==== DATA SEGMENT

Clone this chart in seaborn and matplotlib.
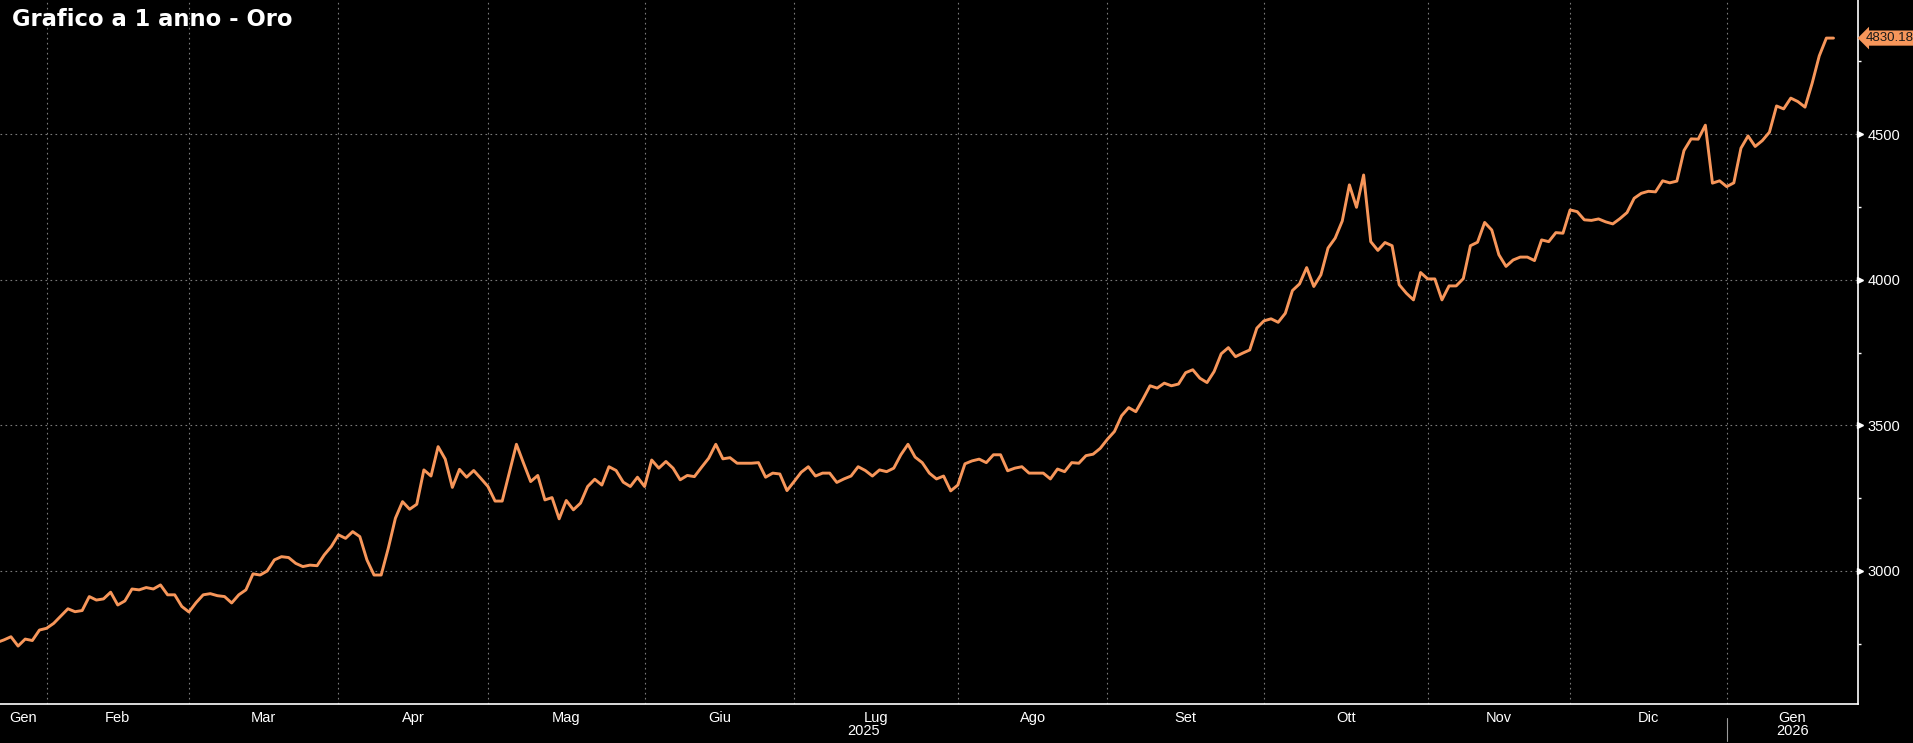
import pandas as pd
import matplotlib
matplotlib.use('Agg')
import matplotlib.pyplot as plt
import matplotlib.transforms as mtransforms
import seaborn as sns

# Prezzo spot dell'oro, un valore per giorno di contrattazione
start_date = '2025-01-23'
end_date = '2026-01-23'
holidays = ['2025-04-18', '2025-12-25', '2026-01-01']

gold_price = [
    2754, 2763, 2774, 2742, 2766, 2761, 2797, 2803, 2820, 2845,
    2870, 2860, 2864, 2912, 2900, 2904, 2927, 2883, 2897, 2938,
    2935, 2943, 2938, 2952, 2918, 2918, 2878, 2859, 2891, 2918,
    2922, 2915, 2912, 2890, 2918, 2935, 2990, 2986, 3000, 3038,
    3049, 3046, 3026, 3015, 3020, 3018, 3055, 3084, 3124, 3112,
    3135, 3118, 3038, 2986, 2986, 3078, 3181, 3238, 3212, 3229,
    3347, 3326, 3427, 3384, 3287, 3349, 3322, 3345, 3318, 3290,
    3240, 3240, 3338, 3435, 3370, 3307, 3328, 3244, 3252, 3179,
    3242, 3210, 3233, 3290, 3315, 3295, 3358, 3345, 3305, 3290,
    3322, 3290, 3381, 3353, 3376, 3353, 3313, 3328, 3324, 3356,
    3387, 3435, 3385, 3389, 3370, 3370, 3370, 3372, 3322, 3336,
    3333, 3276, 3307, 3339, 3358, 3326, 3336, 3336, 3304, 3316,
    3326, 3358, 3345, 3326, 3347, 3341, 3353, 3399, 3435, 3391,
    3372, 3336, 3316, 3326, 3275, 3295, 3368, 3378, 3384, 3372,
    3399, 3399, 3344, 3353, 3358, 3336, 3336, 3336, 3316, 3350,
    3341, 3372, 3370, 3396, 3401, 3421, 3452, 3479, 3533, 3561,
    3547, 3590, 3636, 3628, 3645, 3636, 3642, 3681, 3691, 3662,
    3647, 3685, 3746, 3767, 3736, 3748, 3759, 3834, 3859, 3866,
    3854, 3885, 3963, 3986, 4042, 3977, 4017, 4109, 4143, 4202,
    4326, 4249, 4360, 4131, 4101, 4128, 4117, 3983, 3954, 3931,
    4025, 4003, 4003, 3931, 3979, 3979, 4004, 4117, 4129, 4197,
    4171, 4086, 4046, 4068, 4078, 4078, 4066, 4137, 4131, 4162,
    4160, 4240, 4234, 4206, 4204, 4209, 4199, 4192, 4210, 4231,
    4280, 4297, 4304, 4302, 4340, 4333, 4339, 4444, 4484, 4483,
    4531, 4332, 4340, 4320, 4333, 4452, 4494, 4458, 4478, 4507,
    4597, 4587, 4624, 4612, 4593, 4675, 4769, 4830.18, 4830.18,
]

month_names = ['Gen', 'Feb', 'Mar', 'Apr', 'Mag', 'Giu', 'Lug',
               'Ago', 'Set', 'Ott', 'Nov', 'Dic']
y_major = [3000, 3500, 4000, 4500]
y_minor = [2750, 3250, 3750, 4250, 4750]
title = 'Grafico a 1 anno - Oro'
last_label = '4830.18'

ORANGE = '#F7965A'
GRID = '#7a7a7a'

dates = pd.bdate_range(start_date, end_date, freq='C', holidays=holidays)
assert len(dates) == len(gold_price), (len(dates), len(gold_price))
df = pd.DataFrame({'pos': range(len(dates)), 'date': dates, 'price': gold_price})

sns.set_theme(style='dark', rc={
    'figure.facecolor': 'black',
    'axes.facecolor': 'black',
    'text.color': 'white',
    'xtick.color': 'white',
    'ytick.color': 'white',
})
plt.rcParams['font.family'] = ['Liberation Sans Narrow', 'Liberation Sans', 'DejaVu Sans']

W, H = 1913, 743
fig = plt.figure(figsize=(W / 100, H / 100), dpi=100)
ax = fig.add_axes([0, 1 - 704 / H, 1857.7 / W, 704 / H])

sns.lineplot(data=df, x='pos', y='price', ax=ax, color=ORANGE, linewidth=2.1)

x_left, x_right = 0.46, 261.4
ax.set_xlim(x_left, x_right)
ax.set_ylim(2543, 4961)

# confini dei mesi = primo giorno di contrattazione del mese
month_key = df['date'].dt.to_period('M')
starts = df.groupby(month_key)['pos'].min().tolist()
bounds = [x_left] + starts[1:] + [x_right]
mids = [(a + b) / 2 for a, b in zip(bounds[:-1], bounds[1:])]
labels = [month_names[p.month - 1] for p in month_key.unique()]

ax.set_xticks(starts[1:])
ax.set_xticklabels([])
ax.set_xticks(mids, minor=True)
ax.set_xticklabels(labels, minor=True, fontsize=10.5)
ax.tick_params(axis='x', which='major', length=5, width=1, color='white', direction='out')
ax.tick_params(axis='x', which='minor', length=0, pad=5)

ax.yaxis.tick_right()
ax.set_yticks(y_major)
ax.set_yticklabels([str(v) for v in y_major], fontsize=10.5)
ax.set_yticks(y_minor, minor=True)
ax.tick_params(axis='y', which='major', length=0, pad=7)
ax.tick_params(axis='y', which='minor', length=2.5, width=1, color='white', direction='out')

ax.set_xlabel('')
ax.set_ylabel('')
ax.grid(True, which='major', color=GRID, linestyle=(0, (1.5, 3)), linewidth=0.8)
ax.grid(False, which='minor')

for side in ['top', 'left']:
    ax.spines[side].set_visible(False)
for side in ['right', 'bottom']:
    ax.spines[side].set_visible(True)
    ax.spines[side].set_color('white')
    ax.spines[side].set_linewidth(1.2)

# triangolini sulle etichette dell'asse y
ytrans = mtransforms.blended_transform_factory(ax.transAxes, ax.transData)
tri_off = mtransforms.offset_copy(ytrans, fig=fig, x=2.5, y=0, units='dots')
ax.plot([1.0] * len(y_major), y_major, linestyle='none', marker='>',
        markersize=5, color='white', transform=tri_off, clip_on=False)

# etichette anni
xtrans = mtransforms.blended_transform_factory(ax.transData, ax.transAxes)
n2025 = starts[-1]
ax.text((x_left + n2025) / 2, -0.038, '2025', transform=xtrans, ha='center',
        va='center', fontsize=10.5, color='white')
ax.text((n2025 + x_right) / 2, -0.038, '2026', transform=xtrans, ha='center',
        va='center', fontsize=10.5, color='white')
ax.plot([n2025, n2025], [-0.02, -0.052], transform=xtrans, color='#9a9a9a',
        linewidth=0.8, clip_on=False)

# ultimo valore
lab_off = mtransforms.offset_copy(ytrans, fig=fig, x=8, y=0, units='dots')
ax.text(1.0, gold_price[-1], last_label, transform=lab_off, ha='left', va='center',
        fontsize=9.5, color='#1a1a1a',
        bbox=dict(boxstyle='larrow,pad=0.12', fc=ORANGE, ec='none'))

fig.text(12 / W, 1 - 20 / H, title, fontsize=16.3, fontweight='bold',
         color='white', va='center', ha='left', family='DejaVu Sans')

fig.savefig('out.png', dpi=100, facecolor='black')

========

● TASK INSTRUCTIONS
Produce an exact copy of each line of data, skipping embedded images.

● RESULT
Clone this chart in seaborn and matplotlib.
import pandas as pd
import matplotlib
matplotlib.use('Agg')
import matplotlib.pyplot as plt
import matplotlib.transforms as mtransforms
import seaborn as sns

# Prezzo spot dell'oro, un valore per giorno di contrattazione
start_date = '2025-01-23'
end_date = '2026-01-23'
holidays = ['2025-04-18', '2025-12-25', '2026-01-01']

gold_price = [
    2754, 2763, 2774, 2742, 2766, 2761, 2797, 2803, 2820, 2845,
    2870, 2860, 2864, 2912, 2900, 2904, 2927, 2883, 2897, 2938,
    2935, 2943, 2938, 2952, 2918, 2918, 2878, 2859, 2891, 2918,
    2922, 2915, 2912, 2890, 2918, 2935, 2990, 2986, 3000, 3038,
    3049, 3046, 3026, 3015, 3020, 3018, 3055, 3084, 3124, 3112,
    3135, 3118, 3038, 2986, 2986, 3078, 3181, 3238, 3212, 3229,
    3347, 3326, 3427, 3384, 3287, 3349, 3322, 3345, 3318, 3290,
    3240, 3240, 3338, 3435, 3370, 3307, 3328, 3244, 3252, 3179,
    3242, 3210, 3233, 3290, 3315, 3295, 3358, 3345, 3305, 3290,
    3322, 3290, 3381, 3353, 3376, 3353, 3313, 3328, 3324, 3356,
    3387, 3435, 3385, 3389, 3370, 3370, 3370, 3372, 3322, 3336,
    3333, 3276, 3307, 3339, 3358, 3326, 3336, 3336, 3304, 3316,
    3326, 3358, 3345, 3326, 3347, 3341, 3353, 3399, 3435, 3391,
    3372, 3336, 3316, 3326, 3275, 3295, 3368, 3378, 3384, 3372,
    3399, 3399, 3344, 3353, 3358, 3336, 3336, 3336, 3316, 3350,
    3341, 3372, 3370, 3396, 3401, 3421, 3452, 3479, 3533, 3561,
    3547, 3590, 3636, 3628, 3645, 3636, 3642, 3681, 3691, 3662,
    3647, 3685, 3746, 3767, 3736, 3748, 3759, 3834, 3859, 3866,
    3854, 3885, 3963, 3986, 4042, 3977, 4017, 4109, 4143, 4202,
    4326, 4249, 4360, 4131, 4101, 4128, 4117, 3983, 3954, 3931,
    4025, 4003, 4003, 3931, 3979, 3979, 4004, 4117, 4129, 4197,
    4171, 4086, 4046, 4068, 4078, 4078, 4066, 4137, 4131, 4162,
    4160, 4240, 4234, 4206, 4204, 4209, 4199, 4192, 4210, 4231,
    4280, 4297, 4304, 4302, 4340, 4333, 4339, 4444, 4484, 4483,
    4531, 4332, 4340, 4320, 4333, 4452, 4494, 4458, 4478, 4507,
    4597, 4587, 4624, 4612, 4593, 4675, 4769, 4830.18, 4830.18,
]

month_names = ['Gen', 'Feb', 'Mar', 'Apr', 'Mag', 'Giu', 'Lug',
               'Ago', 'Set', 'Ott', 'Nov', 'Dic']
y_major = [3000, 3500, 4000, 4500]
y_minor = [2750, 3250, 3750, 4250, 4750]
title = 'Grafico a 1 anno - Oro'
last_label = '4830.18'

ORANGE = '#F7965A'
GRID = '#7a7a7a'

dates = pd.bdate_range(start_date, end_date, freq='C', holidays=holidays)
assert len(dates) == len(gold_price), (len(dates), len(gold_price))
df = pd.DataFrame({'pos': range(len(dates)), 'date': dates, 'price': gold_price})

sns.set_theme(style='dark', rc={
    'figure.facecolor': 'black',
    'axes.facecolor': 'black',
    'text.color': 'white',
    'xtick.color': 'white',
    'ytick.color': 'white',
})
plt.rcParams['font.family'] = ['Liberation Sans Narrow', 'Liberation Sans', 'DejaVu Sans']

W, H = 1913, 743
fig = plt.figure(figsize=(W / 100, H / 100), dpi=100)
ax = fig.add_axes([0, 1 - 704 / H, 1857.7 / W, 704 / H])

sns.lineplot(data=df, x='pos', y='price', ax=ax, color=ORANGE, linewidth=2.1)

x_left, x_right = 0.46, 261.4
ax.set_xlim(x_left, x_right)
ax.set_ylim(2543, 4961)

# confini dei mesi = primo giorno di contrattazione del mese
month_key = df['date'].dt.to_period('M')
starts = df.groupby(month_key)['pos'].min().tolist()
bounds = [x_left] + starts[1:] + [x_right]
mids = [(a + b) / 2 for a, b in zip(bounds[:-1], bounds[1:])]
labels = [month_names[p.month - 1] for p in month_key.unique()]

ax.set_xticks(starts[1:])
ax.set_xticklabels([])
ax.set_xticks(mids, minor=True)
ax.set_xticklabels(labels, minor=True, fontsize=10.5)
ax.tick_params(axis='x', which='major', length=5, width=1, color='white', direction='out')
ax.tick_params(axis='x', which='minor', length=0, pad=5)

ax.yaxis.tick_right()
ax.set_yticks(y_major)
ax.set_yticklabels([str(v) for v in y_major], fontsize=10.5)
ax.set_yticks(y_minor, minor=True)
ax.tick_params(axis='y', which='major', length=0, pad=7)
ax.tick_params(axis='y', which='minor', length=2.5, width=1, color='white', direction='out')

ax.set_xlabel('')
ax.set_ylabel('')
ax.grid(True, which='major', color=GRID, linestyle=(0, (1.5, 3)), linewidth=0.8)
ax.grid(False, which='minor')

for side in ['top', 'left']:
    ax.spines[side].set_visible(False)
for side in ['right', 'bottom']:
    ax.spines[side].set_visible(True)
    ax.spines[side].set_color('white')
    ax.spines[side].set_linewidth(1.2)

# triangolini sulle etichette dell'asse y
ytrans = mtransforms.blended_transform_factory(ax.transAxes, ax.transData)
tri_off = mtransforms.offset_copy(ytrans, fig=fig, x=2.5, y=0, units='dots')
ax.plot([1.0] * len(y_major), y_major, linestyle='none', marker='>',
        markersize=5, color='white', transform=tri_off, clip_on=False)

# etichette anni
xtrans = mtransforms.blended_transform_factory(ax.transData, ax.transAxes)
n2025 = starts[-1]
ax.text((x_left + n2025) / 2, -0.038, '2025', transform=xtrans, ha='center',
        va='center', fontsize=10.5, color='white')
ax.text((n2025 + x_right) / 2, -0.038, '2026', transform=xtrans, ha='center',
        va='center', fontsize=10.5, color='white')
ax.plot([n2025, n2025], [-0.02, -0.052], transform=xtrans, color='#9a9a9a',
        linewidth=0.8, clip_on=False)

# ultimo valore
lab_off = mtransforms.offset_copy(ytrans, fig=fig, x=8, y=0, units='dots')
ax.text(1.0, gold_price[-1], last_label, transform=lab_off, ha='left', va='center',
        fontsize=9.5, color='#1a1a1a',
        bbox=dict(boxstyle='larrow,pad=0.12', fc=ORANGE, ec='none'))

fig.text(12 / W, 1 - 20 / H, title, fontsize=16.3, fontweight='bold',
         color='white', va='center', ha='left', family='DejaVu Sans')

fig.savefig('out.png', dpi=100, facecolor='black')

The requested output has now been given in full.